PROVIDED DATA =>

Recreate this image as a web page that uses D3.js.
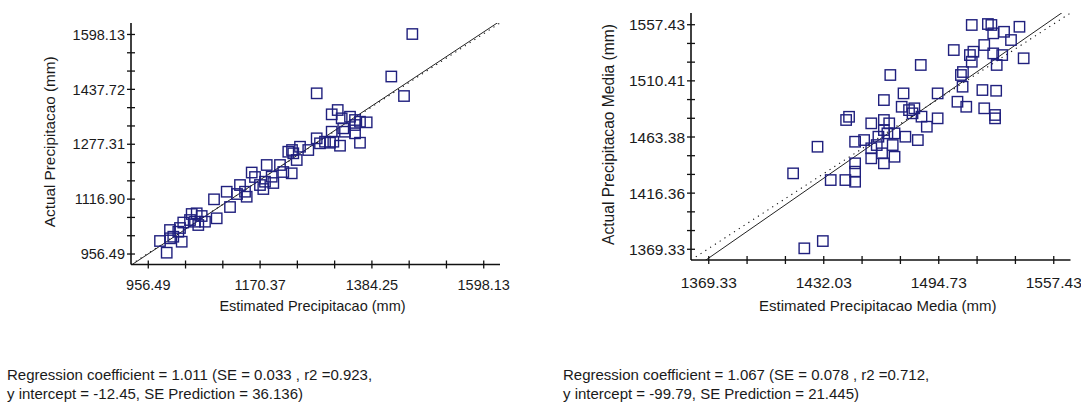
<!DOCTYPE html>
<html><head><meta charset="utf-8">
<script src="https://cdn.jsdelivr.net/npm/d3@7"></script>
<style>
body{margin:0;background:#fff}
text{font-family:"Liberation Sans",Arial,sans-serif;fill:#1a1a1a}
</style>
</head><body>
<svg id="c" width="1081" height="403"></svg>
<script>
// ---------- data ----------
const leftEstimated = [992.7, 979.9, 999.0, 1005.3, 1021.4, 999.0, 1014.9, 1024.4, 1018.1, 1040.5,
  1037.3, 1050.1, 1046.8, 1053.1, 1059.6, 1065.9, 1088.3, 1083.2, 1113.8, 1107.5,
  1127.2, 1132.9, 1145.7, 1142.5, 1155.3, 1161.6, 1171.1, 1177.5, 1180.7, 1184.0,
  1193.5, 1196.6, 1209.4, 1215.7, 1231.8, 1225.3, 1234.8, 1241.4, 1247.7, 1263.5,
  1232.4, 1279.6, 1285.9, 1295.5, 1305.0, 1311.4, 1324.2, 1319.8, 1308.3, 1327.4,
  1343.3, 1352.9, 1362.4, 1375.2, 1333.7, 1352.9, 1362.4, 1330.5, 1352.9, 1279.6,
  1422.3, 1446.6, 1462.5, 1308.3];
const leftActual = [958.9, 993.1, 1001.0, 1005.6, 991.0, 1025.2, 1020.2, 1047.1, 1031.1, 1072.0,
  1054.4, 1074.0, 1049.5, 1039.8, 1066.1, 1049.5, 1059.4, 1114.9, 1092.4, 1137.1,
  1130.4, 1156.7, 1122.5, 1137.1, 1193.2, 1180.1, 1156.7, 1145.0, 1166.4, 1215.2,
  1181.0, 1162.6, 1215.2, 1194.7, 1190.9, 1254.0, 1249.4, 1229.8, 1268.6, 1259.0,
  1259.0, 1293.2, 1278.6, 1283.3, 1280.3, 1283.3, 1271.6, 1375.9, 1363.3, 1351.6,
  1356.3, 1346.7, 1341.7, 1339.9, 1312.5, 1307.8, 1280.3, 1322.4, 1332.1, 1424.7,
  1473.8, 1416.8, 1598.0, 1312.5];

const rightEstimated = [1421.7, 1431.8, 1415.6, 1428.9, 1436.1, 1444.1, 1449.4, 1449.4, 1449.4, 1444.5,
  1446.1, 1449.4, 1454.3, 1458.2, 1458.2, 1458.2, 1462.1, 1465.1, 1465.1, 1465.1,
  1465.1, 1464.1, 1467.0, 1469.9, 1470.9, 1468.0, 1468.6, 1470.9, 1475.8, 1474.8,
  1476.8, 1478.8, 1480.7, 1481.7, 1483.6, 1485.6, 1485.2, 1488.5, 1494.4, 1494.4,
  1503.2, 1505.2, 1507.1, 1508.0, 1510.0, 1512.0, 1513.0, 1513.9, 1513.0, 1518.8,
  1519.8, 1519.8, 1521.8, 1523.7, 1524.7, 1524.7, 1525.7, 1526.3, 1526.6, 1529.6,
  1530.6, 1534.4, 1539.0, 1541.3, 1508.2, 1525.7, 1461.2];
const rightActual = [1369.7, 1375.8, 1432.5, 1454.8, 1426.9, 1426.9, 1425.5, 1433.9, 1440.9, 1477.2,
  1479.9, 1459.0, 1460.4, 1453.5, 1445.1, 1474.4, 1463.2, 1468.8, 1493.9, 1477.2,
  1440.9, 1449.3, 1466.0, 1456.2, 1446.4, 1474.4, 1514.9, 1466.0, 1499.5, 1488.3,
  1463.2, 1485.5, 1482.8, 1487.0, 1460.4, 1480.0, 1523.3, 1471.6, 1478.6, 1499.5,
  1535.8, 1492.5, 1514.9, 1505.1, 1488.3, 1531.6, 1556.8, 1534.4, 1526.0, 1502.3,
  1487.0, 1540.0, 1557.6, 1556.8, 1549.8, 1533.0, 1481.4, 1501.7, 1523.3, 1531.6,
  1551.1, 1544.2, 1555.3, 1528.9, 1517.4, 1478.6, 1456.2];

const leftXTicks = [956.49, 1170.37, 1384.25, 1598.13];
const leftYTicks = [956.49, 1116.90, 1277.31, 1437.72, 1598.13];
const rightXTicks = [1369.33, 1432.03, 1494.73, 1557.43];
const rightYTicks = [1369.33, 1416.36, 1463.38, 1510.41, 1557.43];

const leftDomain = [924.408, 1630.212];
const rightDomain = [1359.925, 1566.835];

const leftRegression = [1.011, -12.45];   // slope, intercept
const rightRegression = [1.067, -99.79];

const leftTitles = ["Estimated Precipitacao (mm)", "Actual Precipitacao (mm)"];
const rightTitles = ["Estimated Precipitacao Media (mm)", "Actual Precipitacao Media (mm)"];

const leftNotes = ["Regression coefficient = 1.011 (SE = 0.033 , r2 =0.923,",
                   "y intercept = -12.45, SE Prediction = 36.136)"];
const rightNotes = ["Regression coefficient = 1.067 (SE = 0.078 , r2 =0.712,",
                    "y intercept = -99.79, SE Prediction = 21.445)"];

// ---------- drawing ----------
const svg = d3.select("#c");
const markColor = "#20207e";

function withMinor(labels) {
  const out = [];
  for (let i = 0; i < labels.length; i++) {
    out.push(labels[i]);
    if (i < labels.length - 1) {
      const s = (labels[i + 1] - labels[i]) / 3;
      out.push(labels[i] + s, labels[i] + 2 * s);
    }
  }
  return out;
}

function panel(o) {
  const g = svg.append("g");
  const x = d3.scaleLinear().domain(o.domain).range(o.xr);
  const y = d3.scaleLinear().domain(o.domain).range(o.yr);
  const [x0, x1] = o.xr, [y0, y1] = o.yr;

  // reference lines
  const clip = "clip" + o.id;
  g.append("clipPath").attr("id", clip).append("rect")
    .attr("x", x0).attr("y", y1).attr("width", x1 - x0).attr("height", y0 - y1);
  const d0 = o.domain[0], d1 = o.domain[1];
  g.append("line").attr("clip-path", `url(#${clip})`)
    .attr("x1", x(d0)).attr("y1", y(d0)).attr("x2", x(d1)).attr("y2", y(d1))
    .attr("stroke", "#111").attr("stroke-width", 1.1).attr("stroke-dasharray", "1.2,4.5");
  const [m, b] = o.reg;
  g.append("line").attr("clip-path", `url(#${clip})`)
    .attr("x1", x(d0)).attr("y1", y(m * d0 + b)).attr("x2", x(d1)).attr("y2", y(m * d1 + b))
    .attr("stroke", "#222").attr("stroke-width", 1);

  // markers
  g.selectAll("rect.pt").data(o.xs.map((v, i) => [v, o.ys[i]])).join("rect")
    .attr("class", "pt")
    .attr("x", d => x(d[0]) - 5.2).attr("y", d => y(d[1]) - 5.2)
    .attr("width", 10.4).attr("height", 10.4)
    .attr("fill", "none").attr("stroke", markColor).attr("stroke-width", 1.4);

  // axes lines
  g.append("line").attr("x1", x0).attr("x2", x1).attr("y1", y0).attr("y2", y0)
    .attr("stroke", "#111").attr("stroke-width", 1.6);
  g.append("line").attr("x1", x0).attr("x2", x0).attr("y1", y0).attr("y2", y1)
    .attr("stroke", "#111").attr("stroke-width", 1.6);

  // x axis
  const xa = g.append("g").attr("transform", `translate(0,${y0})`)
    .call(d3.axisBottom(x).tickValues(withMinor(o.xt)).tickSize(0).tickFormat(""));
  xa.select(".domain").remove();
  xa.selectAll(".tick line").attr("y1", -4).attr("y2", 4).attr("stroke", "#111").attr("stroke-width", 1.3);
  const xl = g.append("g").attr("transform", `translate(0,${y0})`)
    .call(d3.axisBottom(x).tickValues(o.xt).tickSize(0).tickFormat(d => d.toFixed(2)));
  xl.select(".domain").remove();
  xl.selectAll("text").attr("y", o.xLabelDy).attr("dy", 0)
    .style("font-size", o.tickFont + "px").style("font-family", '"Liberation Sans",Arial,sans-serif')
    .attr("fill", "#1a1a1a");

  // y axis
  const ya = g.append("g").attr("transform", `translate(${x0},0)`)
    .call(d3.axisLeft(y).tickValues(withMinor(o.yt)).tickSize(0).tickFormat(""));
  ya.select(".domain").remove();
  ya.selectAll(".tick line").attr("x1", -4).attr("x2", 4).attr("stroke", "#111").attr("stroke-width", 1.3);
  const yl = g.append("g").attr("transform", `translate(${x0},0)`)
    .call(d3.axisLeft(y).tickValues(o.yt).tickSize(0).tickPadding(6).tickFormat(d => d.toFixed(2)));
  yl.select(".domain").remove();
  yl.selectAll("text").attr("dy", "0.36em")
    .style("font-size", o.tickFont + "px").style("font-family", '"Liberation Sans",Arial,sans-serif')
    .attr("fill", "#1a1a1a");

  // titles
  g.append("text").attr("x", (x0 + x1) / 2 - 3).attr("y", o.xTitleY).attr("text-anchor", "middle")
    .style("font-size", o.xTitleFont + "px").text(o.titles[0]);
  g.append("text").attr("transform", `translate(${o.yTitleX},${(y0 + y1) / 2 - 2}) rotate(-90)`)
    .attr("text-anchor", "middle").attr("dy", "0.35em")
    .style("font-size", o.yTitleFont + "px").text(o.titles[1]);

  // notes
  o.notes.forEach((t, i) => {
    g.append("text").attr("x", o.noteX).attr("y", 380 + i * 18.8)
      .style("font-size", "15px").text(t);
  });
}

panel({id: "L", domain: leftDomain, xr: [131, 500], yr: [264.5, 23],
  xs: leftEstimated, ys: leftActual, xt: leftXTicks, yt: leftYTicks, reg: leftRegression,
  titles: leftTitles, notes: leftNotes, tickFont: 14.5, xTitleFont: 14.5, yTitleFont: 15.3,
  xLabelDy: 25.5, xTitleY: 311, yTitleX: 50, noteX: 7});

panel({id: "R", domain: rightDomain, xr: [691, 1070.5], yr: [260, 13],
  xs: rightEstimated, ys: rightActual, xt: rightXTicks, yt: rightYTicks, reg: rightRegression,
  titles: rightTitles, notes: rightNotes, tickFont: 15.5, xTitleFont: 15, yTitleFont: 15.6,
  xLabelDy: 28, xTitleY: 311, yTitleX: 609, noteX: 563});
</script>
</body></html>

TASK DIRECTIONS => Your task is to reproduce exactly the lines from the start of the data above through the line containing "1473.8, 1416.8, 1598.0, 1312.5];", leaving every picture out.

EXPECTED OUTPUT =>
Recreate this image as a web page that uses D3.js.
<!DOCTYPE html>
<html><head><meta charset="utf-8">
<script src="https://cdn.jsdelivr.net/npm/d3@7"></script>
<style>
body{margin:0;background:#fff}
text{font-family:"Liberation Sans",Arial,sans-serif;fill:#1a1a1a}
</style>
</head><body>
<svg id="c" width="1081" height="403"></svg>
<script>
// ---------- data ----------
const leftEstimated = [992.7, 979.9, 999.0, 1005.3, 1021.4, 999.0, 1014.9, 1024.4, 1018.1, 1040.5,
  1037.3, 1050.1, 1046.8, 1053.1, 1059.6, 1065.9, 1088.3, 1083.2, 1113.8, 1107.5,
  1127.2, 1132.9, 1145.7, 1142.5, 1155.3, 1161.6, 1171.1, 1177.5, 1180.7, 1184.0,
  1193.5, 1196.6, 1209.4, 1215.7, 1231.8, 1225.3, 1234.8, 1241.4, 1247.7, 1263.5,
  1232.4, 1279.6, 1285.9, 1295.5, 1305.0, 1311.4, 1324.2, 1319.8, 1308.3, 1327.4,
  1343.3, 1352.9, 1362.4, 1375.2, 1333.7, 1352.9, 1362.4, 1330.5, 1352.9, 1279.6,
  1422.3, 1446.6, 1462.5, 1308.3];
const leftActual = [958.9, 993.1, 1001.0, 1005.6, 991.0, 1025.2, 1020.2, 1047.1, 1031.1, 1072.0,
  1054.4, 1074.0, 1049.5, 1039.8, 1066.1, 1049.5, 1059.4, 1114.9, 1092.4, 1137.1,
  1130.4, 1156.7, 1122.5, 1137.1, 1193.2, 1180.1, 1156.7, 1145.0, 1166.4, 1215.2,
  1181.0, 1162.6, 1215.2, 1194.7, 1190.9, 1254.0, 1249.4, 1229.8, 1268.6, 1259.0,
  1259.0, 1293.2, 1278.6, 1283.3, 1280.3, 1283.3, 1271.6, 1375.9, 1363.3, 1351.6,
  1356.3, 1346.7, 1341.7, 1339.9, 1312.5, 1307.8, 1280.3, 1322.4, 1332.1, 1424.7,
  1473.8, 1416.8, 1598.0, 1312.5];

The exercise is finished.